Here are some sobering figures from John Burns Real Estate Consulting on how the meteoric rise in student loan debt is having a very appreciable effect on the housing market.
- Student debt has ballooned from $241 billion to $1.1 trillion in just 11 years.
- 29 million of the 86 million people aged 20–39 have some student debt.
- Those 29 million individuals translate to 16.8 million households.
- Of the 16.8 million households, 5.9 million (or 35%) pay more than $250 per month in student loans, which inhibits at least $44,000 per year in mortgage capability for each of them.
- About 8% of the 20–39 age cohort usually buys a home each year, which would be 1.35 million transactions per year.
John Burns Real Estate Consulting estimates that student debt will cost the housing industry approximately $83 billion in sales in 2014. What is particularly troubling is that households that pay $750 or more for college loan debt each month are priced out of the housing market entirely. This is consistent with what is seen in mortgage application approvals.
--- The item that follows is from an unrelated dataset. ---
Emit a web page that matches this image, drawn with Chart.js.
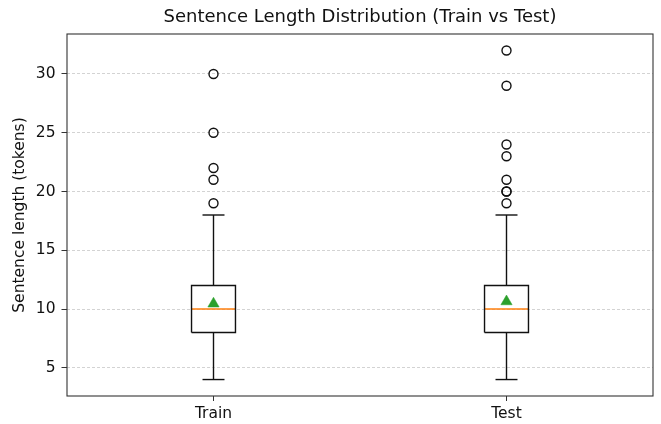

Anthony Hsieh, the chief executive of LoanDepot.com has stated: “Between the approved universe and the denied universe, the [borrower’s] credit is the same. The fundamental difference is a few hundred dollars in student loan debt that pushed the debt-to-income above the approved threshold.”
This trend does not seem likely to abate either. With college debt increasing by about 6% every year, there is every reason to believe this trend will continue, and probably worsen, John Burns Real Estate Consulting reports. For this year alone, the John Burns Real Estate Consulting report estimates that heavy college debt will reduce real estate sales by 8% for this year.
Increasingly, the chances of younger generations living better than their parents (at least materially speaking) is no longer very promising.